━━━ MATERIAL PROVIDED ━━━
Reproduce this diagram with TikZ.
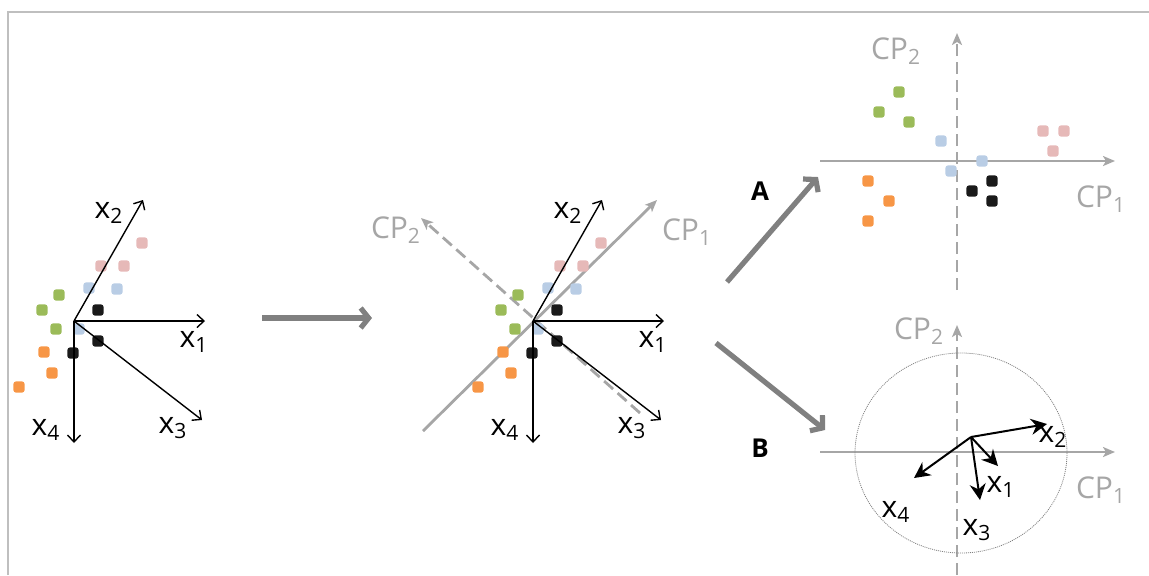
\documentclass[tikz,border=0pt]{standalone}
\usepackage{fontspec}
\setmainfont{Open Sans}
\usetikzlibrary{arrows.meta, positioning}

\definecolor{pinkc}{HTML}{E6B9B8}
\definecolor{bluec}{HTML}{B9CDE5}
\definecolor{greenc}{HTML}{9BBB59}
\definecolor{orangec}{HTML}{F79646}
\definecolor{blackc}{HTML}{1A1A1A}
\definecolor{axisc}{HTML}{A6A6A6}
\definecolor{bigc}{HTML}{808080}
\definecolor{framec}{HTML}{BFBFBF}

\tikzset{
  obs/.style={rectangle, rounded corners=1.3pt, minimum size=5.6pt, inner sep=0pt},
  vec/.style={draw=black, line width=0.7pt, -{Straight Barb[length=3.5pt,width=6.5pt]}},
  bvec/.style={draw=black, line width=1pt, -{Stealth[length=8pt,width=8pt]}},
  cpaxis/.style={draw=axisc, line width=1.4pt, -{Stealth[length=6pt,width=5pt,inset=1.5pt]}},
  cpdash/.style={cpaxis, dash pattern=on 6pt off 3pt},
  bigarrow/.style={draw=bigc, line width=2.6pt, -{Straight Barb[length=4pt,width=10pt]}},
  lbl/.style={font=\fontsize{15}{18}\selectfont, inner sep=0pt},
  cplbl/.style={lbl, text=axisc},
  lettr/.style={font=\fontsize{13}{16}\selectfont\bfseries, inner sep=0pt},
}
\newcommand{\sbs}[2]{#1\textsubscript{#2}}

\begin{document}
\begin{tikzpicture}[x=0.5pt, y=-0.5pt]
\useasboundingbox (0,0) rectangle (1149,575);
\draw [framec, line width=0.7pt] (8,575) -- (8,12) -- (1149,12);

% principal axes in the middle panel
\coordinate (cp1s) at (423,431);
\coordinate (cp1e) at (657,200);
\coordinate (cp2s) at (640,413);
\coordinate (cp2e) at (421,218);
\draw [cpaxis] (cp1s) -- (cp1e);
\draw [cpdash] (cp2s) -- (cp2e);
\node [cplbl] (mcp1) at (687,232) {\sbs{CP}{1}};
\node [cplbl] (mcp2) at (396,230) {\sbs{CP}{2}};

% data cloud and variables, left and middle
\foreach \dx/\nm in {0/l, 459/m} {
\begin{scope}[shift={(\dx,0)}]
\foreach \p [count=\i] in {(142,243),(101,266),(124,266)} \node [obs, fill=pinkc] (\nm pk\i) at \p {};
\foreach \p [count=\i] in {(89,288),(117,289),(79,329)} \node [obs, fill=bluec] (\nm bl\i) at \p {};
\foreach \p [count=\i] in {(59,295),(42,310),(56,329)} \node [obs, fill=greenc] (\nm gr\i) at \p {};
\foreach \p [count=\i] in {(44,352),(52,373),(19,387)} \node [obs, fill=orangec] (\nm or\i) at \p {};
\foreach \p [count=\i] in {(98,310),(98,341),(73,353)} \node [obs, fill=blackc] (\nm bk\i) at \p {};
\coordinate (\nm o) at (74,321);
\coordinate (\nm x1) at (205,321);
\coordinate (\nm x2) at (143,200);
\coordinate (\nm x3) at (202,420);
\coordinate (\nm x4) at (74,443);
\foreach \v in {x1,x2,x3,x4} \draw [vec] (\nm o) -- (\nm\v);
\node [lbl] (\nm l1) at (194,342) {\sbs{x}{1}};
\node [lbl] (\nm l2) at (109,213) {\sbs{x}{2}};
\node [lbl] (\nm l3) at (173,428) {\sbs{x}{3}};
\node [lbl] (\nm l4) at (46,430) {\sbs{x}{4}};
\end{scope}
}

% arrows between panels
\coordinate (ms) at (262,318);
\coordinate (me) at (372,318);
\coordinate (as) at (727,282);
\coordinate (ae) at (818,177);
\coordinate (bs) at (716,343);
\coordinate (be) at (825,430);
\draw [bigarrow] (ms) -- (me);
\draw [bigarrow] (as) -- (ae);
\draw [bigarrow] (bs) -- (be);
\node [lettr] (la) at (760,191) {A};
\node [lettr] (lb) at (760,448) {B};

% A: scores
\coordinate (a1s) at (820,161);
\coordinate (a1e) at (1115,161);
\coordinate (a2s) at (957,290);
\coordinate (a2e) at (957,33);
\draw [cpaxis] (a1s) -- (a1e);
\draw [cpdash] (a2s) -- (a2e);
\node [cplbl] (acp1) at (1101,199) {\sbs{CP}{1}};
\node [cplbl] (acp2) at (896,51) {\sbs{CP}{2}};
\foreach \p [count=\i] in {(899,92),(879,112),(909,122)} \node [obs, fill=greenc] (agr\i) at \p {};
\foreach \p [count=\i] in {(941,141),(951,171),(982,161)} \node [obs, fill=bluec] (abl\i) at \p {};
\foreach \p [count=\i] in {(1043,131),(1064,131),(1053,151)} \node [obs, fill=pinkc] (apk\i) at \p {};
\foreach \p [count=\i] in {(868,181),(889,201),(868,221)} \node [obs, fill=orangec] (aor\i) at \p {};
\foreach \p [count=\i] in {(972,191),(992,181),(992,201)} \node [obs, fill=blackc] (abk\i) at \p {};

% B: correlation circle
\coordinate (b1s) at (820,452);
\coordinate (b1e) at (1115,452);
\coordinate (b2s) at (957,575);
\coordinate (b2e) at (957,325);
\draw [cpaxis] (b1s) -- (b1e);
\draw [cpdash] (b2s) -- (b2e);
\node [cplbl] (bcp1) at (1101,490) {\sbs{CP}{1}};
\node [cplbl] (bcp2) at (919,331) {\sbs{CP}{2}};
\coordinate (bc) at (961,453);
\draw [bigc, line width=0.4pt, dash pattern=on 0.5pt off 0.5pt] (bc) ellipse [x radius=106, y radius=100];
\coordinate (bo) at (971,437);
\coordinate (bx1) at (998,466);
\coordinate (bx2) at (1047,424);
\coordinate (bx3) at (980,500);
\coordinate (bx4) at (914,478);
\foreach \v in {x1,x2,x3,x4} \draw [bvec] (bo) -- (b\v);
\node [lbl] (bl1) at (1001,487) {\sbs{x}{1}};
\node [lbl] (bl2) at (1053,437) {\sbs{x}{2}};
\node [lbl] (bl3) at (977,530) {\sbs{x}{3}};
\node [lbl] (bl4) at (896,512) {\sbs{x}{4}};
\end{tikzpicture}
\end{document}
━━━
━━━ MATERIAL PROVIDED ━━━
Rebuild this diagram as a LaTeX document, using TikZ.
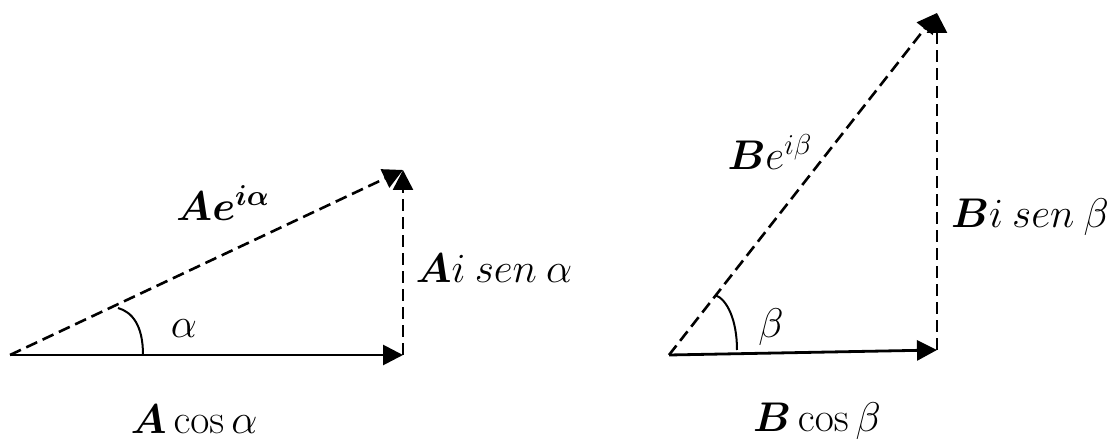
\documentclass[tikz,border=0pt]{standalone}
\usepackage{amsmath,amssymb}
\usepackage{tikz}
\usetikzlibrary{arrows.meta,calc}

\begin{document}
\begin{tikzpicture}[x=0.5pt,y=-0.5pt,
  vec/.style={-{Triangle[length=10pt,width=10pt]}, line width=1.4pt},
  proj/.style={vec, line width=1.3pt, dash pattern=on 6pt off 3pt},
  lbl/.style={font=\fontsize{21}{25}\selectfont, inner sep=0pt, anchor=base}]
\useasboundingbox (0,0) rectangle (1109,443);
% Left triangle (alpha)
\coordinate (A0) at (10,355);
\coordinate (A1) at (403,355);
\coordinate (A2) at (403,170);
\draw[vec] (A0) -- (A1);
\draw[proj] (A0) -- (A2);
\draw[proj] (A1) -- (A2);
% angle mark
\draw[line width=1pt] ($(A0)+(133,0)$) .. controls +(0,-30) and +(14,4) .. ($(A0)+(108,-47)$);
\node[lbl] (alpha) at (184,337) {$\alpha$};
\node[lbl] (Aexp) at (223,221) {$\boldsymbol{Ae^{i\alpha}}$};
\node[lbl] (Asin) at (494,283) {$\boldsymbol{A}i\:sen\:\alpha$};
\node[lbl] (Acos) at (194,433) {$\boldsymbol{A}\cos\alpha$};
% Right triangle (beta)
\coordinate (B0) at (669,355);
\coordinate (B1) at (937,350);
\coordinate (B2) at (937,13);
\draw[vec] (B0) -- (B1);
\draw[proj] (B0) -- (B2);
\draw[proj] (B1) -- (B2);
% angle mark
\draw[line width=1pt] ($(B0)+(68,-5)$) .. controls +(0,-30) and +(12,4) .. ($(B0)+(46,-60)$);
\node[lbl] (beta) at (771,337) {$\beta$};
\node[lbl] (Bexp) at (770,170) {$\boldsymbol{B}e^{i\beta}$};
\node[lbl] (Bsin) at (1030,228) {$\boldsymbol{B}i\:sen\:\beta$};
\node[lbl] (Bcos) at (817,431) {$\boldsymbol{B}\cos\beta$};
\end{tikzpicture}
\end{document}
━━━
GIVEN PROBLEM: The lines to reproduce run from the one above containing "Reproduce this diagram with TikZ." through the one containing "[cplbl] (mcp2) at". Copy them exactly and leave out all pictures.

TASK ANSWER:
Reproduce this diagram with TikZ.
\documentclass[tikz,border=0pt]{standalone}
\usepackage{fontspec}
\setmainfont{Open Sans}
\usetikzlibrary{arrows.meta, positioning}

\definecolor{pinkc}{HTML}{E6B9B8}
\definecolor{bluec}{HTML}{B9CDE5}
\definecolor{greenc}{HTML}{9BBB59}
\definecolor{orangec}{HTML}{F79646}
\definecolor{blackc}{HTML}{1A1A1A}
\definecolor{axisc}{HTML}{A6A6A6}
\definecolor{bigc}{HTML}{808080}
\definecolor{framec}{HTML}{BFBFBF}

\tikzset{
  obs/.style={rectangle, rounded corners=1.3pt, minimum size=5.6pt, inner sep=0pt},
  vec/.style={draw=black, line width=0.7pt, -{Straight Barb[length=3.5pt,width=6.5pt]}},
  bvec/.style={draw=black, line width=1pt, -{Stealth[length=8pt,width=8pt]}},
  cpaxis/.style={draw=axisc, line width=1.4pt, -{Stealth[length=6pt,width=5pt,inset=1.5pt]}},
  cpdash/.style={cpaxis, dash pattern=on 6pt off 3pt},
  bigarrow/.style={draw=bigc, line width=2.6pt, -{Straight Barb[length=4pt,width=10pt]}},
  lbl/.style={font=\fontsize{15}{18}\selectfont, inner sep=0pt},
  cplbl/.style={lbl, text=axisc},
  lettr/.style={font=\fontsize{13}{16}\selectfont\bfseries, inner sep=0pt},
}
\newcommand{\sbs}[2]{#1\textsubscript{#2}}

\begin{document}
\begin{tikzpicture}[x=0.5pt, y=-0.5pt]
\useasboundingbox (0,0) rectangle (1149,575);
\draw [framec, line width=0.7pt] (8,575) -- (8,12) -- (1149,12);

% principal axes in the middle panel
\coordinate (cp1s) at (423,431);
\coordinate (cp1e) at (657,200);
\coordinate (cp2s) at (640,413);
\coordinate (cp2e) at (421,218);
\draw [cpaxis] (cp1s) -- (cp1e);
\draw [cpdash] (cp2s) -- (cp2e);
\node [cplbl] (mcp1) at (687,232) {\sbs{CP}{1}};
\node [cplbl] (mcp2) at (396,230) {\sbs{CP}{2}};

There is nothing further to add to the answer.